• Exercise task
In the listing that follows, retype every line from the first through the one containing "import * as". Pictures are to be left out.
__________________________________________________
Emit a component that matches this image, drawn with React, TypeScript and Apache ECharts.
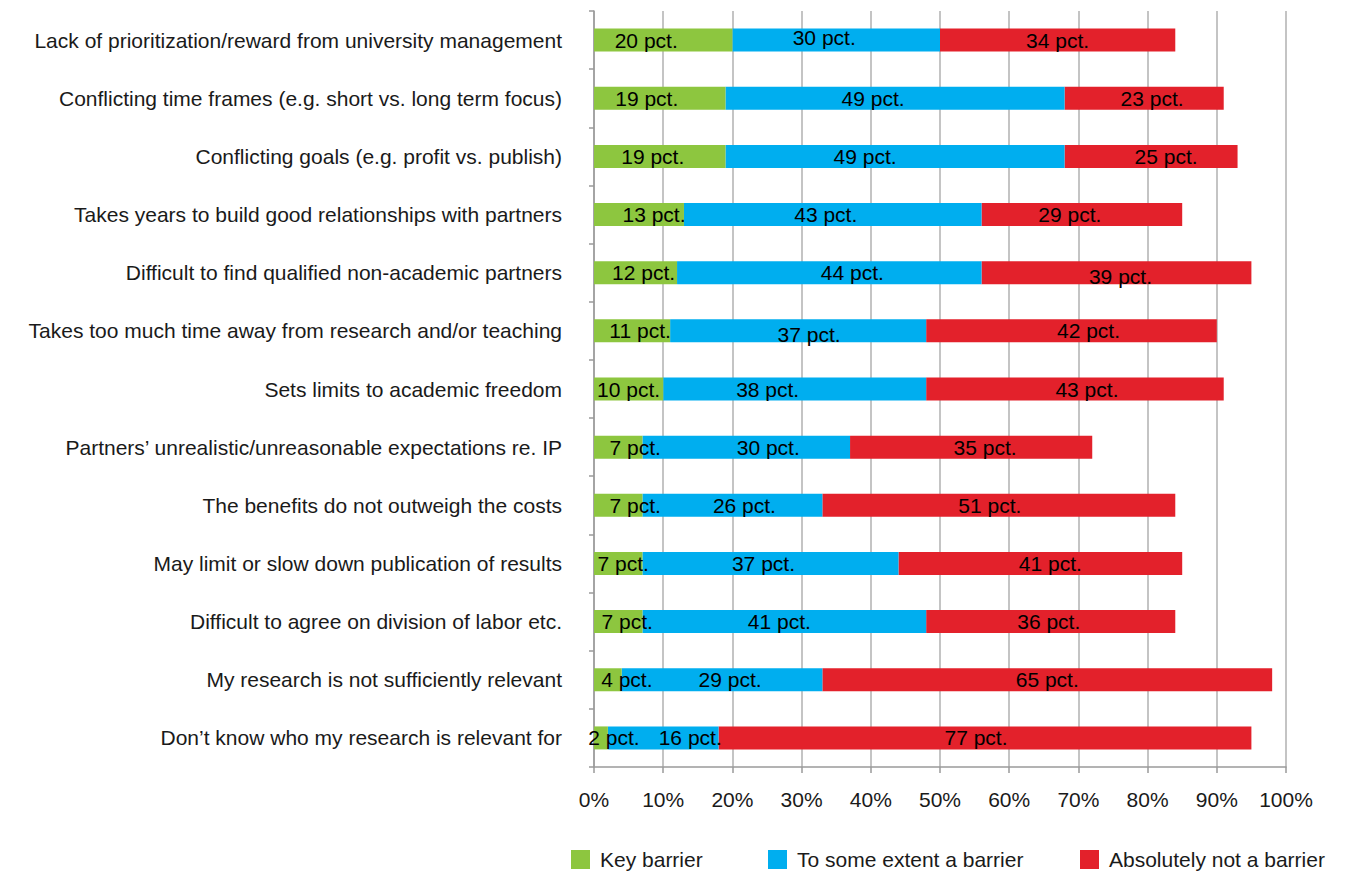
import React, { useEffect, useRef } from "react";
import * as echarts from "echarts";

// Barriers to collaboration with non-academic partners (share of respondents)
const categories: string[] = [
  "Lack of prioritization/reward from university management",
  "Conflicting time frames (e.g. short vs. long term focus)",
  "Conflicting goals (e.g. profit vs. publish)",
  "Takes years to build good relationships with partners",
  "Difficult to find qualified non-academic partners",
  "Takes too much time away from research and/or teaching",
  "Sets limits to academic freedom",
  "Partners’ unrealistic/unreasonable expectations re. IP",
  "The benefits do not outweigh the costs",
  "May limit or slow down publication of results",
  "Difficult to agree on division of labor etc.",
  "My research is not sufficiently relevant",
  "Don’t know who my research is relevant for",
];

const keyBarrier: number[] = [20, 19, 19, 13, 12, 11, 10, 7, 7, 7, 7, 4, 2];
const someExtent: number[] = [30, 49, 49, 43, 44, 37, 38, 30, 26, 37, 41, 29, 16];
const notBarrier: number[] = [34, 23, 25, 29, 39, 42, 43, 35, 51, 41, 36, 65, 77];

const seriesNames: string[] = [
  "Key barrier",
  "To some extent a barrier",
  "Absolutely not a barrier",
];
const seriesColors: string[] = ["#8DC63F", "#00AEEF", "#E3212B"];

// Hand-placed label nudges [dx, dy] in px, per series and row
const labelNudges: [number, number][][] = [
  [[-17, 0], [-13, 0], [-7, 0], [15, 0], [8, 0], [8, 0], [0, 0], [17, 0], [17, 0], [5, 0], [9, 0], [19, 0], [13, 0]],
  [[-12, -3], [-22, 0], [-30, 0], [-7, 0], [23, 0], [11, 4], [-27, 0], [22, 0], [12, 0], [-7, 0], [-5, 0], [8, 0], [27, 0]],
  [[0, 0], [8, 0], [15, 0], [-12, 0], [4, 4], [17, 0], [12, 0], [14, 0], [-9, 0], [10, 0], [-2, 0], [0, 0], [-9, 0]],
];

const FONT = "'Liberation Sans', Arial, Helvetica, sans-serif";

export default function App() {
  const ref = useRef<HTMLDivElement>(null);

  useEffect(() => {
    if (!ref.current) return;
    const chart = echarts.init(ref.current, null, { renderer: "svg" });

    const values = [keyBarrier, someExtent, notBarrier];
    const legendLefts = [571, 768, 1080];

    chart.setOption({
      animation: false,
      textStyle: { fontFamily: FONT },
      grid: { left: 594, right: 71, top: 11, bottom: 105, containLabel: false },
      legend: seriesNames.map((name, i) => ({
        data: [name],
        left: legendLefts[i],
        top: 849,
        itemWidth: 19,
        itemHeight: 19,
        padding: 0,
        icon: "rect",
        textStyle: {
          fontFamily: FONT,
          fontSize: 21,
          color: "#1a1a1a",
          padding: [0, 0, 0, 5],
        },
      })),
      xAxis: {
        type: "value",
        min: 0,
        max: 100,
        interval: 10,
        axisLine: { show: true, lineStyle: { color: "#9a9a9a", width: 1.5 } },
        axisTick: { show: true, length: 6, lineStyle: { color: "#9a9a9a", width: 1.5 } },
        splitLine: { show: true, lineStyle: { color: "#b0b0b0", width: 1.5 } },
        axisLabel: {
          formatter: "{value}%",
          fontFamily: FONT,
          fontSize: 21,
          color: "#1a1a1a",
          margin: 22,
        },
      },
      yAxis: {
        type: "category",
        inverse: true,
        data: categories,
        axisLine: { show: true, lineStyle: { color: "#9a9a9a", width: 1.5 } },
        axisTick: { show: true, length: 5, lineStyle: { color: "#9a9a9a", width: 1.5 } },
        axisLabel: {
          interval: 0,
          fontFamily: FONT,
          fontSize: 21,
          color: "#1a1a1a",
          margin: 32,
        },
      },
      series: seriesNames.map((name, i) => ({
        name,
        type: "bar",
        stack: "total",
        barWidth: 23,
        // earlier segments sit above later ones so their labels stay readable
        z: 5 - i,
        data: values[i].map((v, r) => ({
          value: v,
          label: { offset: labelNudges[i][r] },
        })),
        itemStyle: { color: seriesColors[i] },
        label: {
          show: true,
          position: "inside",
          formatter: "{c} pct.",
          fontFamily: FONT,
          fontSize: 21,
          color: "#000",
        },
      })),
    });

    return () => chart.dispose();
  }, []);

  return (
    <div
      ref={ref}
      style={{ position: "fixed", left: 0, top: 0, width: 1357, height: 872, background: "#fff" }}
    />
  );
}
__________________________________________________
• Answer to this exercise
Emit a component that matches this image, drawn with React, TypeScript and Apache ECharts.
import React, { useEffect, useRef } from "react";
import * as echarts from "echarts";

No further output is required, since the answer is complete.